In 1990, a film was released with an unusual premise: five young students seek to uncover what happens after death by subjecting themselves to repeat near-death experiences. It all starts because Nelson Wright persuades his classmates that it is a good idea. He kills himself and is allowed to “flatline”, that is, to be medically dead, for a minute before he is resuscitated. In his experience, he sees a boy he
bullied when he was younger. His classmates all follow suit, each experiencing a different vision based on their own psychological hang-ups and problems.

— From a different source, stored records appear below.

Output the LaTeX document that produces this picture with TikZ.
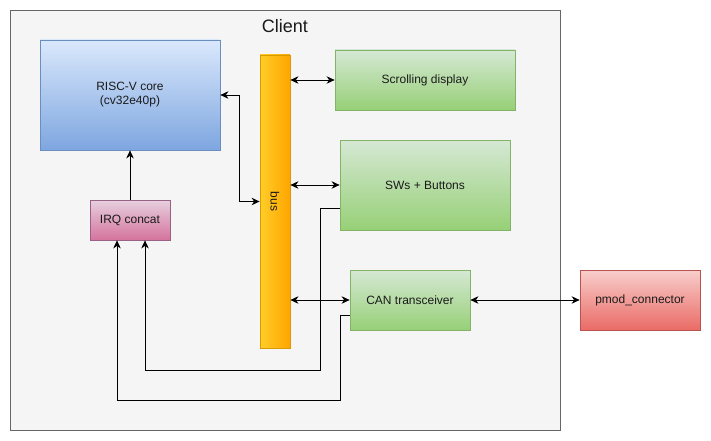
\documentclass[tikz,border=0pt]{standalone}
\usepackage{fontspec}
\setmainfont{Liberation Sans}
\usetikzlibrary{arrows.meta}
\definecolor{clientfill}{HTML}{F5F5F5}
\definecolor{clientline}{HTML}{666666}
\definecolor{clienttext}{HTML}{333333}
\definecolor{blueA}{HTML}{DAE8FC}
\definecolor{blueB}{HTML}{7EA6E0}
\definecolor{blueL}{HTML}{6C8EBF}
\definecolor{greenA}{HTML}{D5E8D4}
\definecolor{greenB}{HTML}{97D077}
\definecolor{greenL}{HTML}{82B366}
\definecolor{redA}{HTML}{F8CECC}
\definecolor{redB}{HTML}{EA6B66}
\definecolor{redL}{HTML}{B85450}
\definecolor{pinkA}{HTML}{E6D0DE}
\definecolor{pinkB}{HTML}{D5739D}
\definecolor{pinkL}{HTML}{996185}
\definecolor{orA}{HTML}{FFCD28}
\definecolor{orB}{HTML}{FFA500}
\definecolor{orL}{HTML}{D79B00}
\definecolor{txt}{HTML}{1A1A1A}
\tikzset{
  box/.style={rectangle, inner sep=0pt, line width=0.8pt, align=center,
    font=\fontsize{12}{14}\selectfont, text=txt},
  bluebox/.style={box, draw=blueL, top color=blueA, bottom color=blueB},
  greenbox/.style={box, draw=greenL, top color=greenA, bottom color=greenB},
  redbox/.style={box, draw=redL, top color=redA, bottom color=redB},
  pinkbox/.style={box, draw=pinkL, top color=pinkA, bottom color=pinkB},
  busbox/.style={box, draw=orL, left color=orA, right color=orB},
  conn/.style={line width=0.9pt, black},
  both/.style={conn, {Stealth[length=8pt, width=7.5pt, inset=2.5pt]}-{Stealth[length=8pt, width=7.5pt, inset=2.5pt]}},
  one/.style={conn, -{Stealth[length=8pt, width=7.5pt, inset=2.5pt]}},
}
\begin{document}
\begin{tikzpicture}[x=1pt, y=-1pt]
\useasboundingbox (0,0) rectangle (711,441);
\fill[white] (0,0) rectangle (711,441);
\node[draw=clientline, fill=clientfill, line width=0.8pt, minimum width=550pt, minimum height=420pt, inner sep=0pt] (client) at (285,220) {};
\node[font=\fontsize{18}{20}\selectfont, text=txt] (clienttitle) at (285,26) {Client};

\node[bluebox, minimum width=180pt, minimum height=110pt] (risc) at (130,95) {RISC-V core\\(cv32e40p)};
\node[busbox, minimum width=30pt, minimum height=293pt] (bus) at (275,201.5) {};
\node[box, rotate=-90] (bustext) at (275,201.5) {bus};
\node[greenbox, minimum width=180pt, minimum height=60pt] (scroll) at (425,80) {Scrolling display};
\node[greenbox, minimum width=170pt, minimum height=90pt] (sw) at (425,185) {SWs + Buttons};
\node[greenbox, minimum width=120pt, minimum height=60pt] (can) at (410,300) {CAN transceiver};
\node[redbox, minimum width=120pt, minimum height=60pt] (pmod) at (640,300) {pmod\_connector};
\node[pinkbox, minimum width=80pt, minimum height=40pt] (irq) at (130,220) {IRQ concat};

\draw[both] (risc.east) -| ([xshift=-20pt]bus.west) -- (bus.west);
\draw[both] (bus.east |- scroll.west) -- (scroll.west);
\draw[both] (bus.east |- sw.west) -- (sw.west);
\draw[both] (bus.east |- can.west) -- (can.west);
\draw[both] (can.east) -- (pmod.west);
\draw[one] (irq.north) -- (risc.south);
\draw[one] ([yshift=-23pt]sw.west) -| (320,370) -| ([xshift=15pt]irq.south);
\draw[one] ([yshift=-15pt]can.west) -| (340,400) -| ([xshift=-13pt]irq.south);
\end{tikzpicture}
\end{document}
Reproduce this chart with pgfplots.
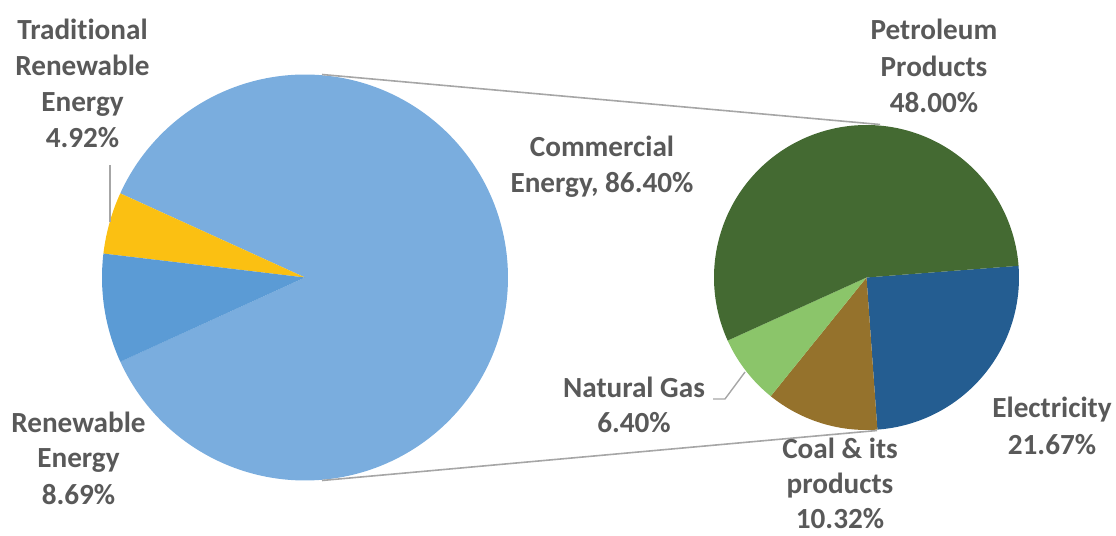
\documentclass[border=0pt]{standalone}
\usepackage{pgfplots}
\pgfplotsset{compat=1.18}
\usepackage{fontspec}
\setmainfont{Carlito}[Ligatures=NoCommon]
\definecolor{comm}{HTML}{7AADDE}
\definecolor{renew}{HTML}{5B9BD5}
\definecolor{trad}{HTML}{FBC012}
\definecolor{petro}{HTML}{446A32}
\definecolor{elec}{HTML}{245D91}
\definecolor{coal}{HTML}{95722C}
\definecolor{gas}{HTML}{8BC56A}
\definecolor{lbl}{HTML}{595959}
\definecolor{conn}{HTML}{A6A6A6}
% data (percent)
\def\vCom{86.40}\def\vRen{8.69}\def\vTrad{4.92}
\def\vPet{48.00}\def\vEle{21.67}\def\vCoal{10.32}\def\vGas{6.40}
\begin{document}
\begin{tikzpicture}
\pgfmathsetmacro{\aA}{-\vCom*1.8}
\pgfmathsetmacro{\aB}{\vCom*1.8}
\pgfmathsetmacro{\aC}{\aB+\vTrad*3.6}
\pgfmathsetmacro{\aD}{\aC+\vRen*3.6}
\pgfmathsetmacro{\tot}{\vPet+\vEle+\vCoal+\vGas}
\pgfmathsetmacro{\bA}{4.4}
\pgfmathsetmacro{\bB}{\bA-\vEle/\tot*360}
\pgfmathsetmacro{\bC}{\bB-\vCoal/\tot*360}
\pgfmathsetmacro{\bD}{\bC-\vGas/\tot*360}
\pgfmathsetmacro{\bE}{\bD-\vPet/\tot*360}
\begin{axis}[scale only axis, width=558pt, height=268pt,
  xmin=0, xmax=1116, ymin=0, ymax=536, hide axis, clip=false,
  every axis plot/.append style={line join=round}]
\addplot[draw=none] coordinates {(0,0) (1116,536)};
% left pie, centre (305,258.5), r=203
\addplot[fill=comm, draw=none, domain=\aA:\aB, samples=200, variable=\t]
  ({305+203*cos(\t)}, {258.5+203*sin(\t)}) -- (axis cs:305,258.5) -- cycle;
\addplot[fill=trad, draw=none, domain=\aB:\aC, samples=30, variable=\t]
  ({305+203*cos(\t)}, {258.5+203*sin(\t)}) -- (axis cs:305,258.5) -- cycle;
\addplot[fill=renew, draw=none, domain=\aC:\aD, samples=40, variable=\t]
  ({305+203*cos(\t)}, {258.5+203*sin(\t)}) -- (axis cs:305,258.5) -- cycle;
% right pie, centre (866.5,258.5), r=152.5
\addplot[fill=elec, draw=none, domain=\bB:\bA, samples=80, variable=\t]
  ({866.5+152.5*cos(\t)}, {258.5+152.5*sin(\t)}) -- (axis cs:866.5,258.5) -- cycle;
\addplot[fill=coal, draw=none, domain=\bC:\bB, samples=40, variable=\t]
  ({866.5+152.5*cos(\t)}, {258.5+152.5*sin(\t)}) -- (axis cs:866.5,258.5) -- cycle;
\addplot[fill=gas, draw=none, domain=\bD:\bC, samples=30, variable=\t]
  ({866.5+152.5*cos(\t)}, {258.5+152.5*sin(\t)}) -- (axis cs:866.5,258.5) -- cycle;
\addplot[fill=petro, draw=none, domain=\bE:\bD, samples=160, variable=\t]
  ({866.5+152.5*cos(\t)}, {258.5+152.5*sin(\t)}) -- (axis cs:866.5,258.5) -- cycle;
% connector lines
\addplot[conn, line width=0.8pt] coordinates {(322,461.5) (880,411.5)};
\addplot[conn, line width=0.8pt] coordinates {(322,55.5) (877,105.5)};
% leader lines
\addplot[conn, line width=0.7pt] coordinates {(110,371) (110,314)};
\addplot[conn, line width=0.7pt] coordinates {(713,137) (725,137) (745,164)};
% labels
\begin{scope}[every node/.style={anchor=base, text=lbl, font=\bfseries\fontsize{14.6}{17.5}\selectfont, inner sep=0pt}]
\node at (axis cs:82.5,496) {Traditional};
\node at (axis cs:82.5,460) {Renewable};
\node at (axis cs:82.5,424) {Energy};
\node at (axis cs:82.5,388) {4.92\%};
\node at (axis cs:602,379) {Commercial};
\node at (axis cs:602,343) {Energy, 86.40\%};
\node at (axis cs:934,496) {Petroleum};
\node at (axis cs:934,459) {Products};
\node at (axis cs:934,423) {48.00\%};
\node at (axis cs:78.5,103) {Renewable};
\node at (axis cs:78.5,68) {Energy};
\node at (axis cs:78.5,31) {8.69\%};
\node at (axis cs:634,138) {Natural Gas};
\node at (axis cs:634,103) {6.40\%};
\node at (axis cs:840,77) {Coal \& its};
\node at (axis cs:840,42) {products};
\node at (axis cs:840,7.5) {10.32\%};
\node at (axis cs:1052,118) {Electricity};
\node at (axis cs:1052,81) {21.67\%};
\end{scope}
\end{axis}
\end{tikzpicture}
\end{document}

Critics and everyday people alike were divided on whether Flatliners was a good film. On the one hand, it was seen as very original and entertaining, with plenty of twists and turns. The actors were thought to have done well for their age and experience levels. However some critics felt sold short in that the film never truly attempts to answer questions about life after death. Instead, it goes from an investigation into the afterlife, to an investigation into the human psyche, and the thoughts and experiences we all have when we want to tie up loose ends. But really, the concept seems to be deeper than just “Is there an afterlife?” Instead, the film asks us “Is there a life?” It raises the hypocrisy of wondering about an afterlife when, on our deathbeds, we would probably feel we could have done better. It delivers a strong message that, afterlife or not, we all want to die good people. Which may be a bit philosophical for a horror movie, but it works.
This year sees the release of the sequel, starring Ellen Page, Diego Luna, and Nina Dobrev. Kiefer Sutherland, star of the original film, returns as well. In this film we are expecting to see more of the same as the last one. The plot takes place twenty-eight years after the original story ends, and follows five medical students who, like in the original, begin conducting experiments in the hopes of living near-death experiences. And, like in the original, it takes a turn for the worse, with dark secrets emerging and the same weird side effects taking over the students.
The film is going to toe the line between a sequel, a reboot, and a tribute. It is going to be following a very similar plotline, only this time exploring different regrets, different traumas, and different solutions. It will also be attempting to iron out the kinks in the original film, such as its repetitiveness and how mundane the problems were. This may be exactly what the film needs, as the first was a little dull in terms of the students’ pasts. On the other hand, perhaps they need to be more ordinary and relatable for it to work? It is much harder to judge the characters when in many ways they resemble us.
But it is also a sequel, in that Kiefer Sutherland returns as his original character. We aren’t quite sure how he is going to fit into it, whether he is helping them, warning them off, etc, but the fact remains that almost three decades after the original film was released, a sequel, set almost three decades after the original film’s plot, will be featuring an older version of an original character. So perhaps we will see more sophistication, or perhaps what we will see is more of a tribute to the original film.
Which way they go will really set the tone of the film. If they decide to stick with the general feel of the original then we may be looking at a goofy, over the top, but highly polished film, something a B-movie fan would love. But if they decide to take a more serious route then maybe we are looking at a much scarier, much more modern, much higher quality film. We’ll have to wait and see.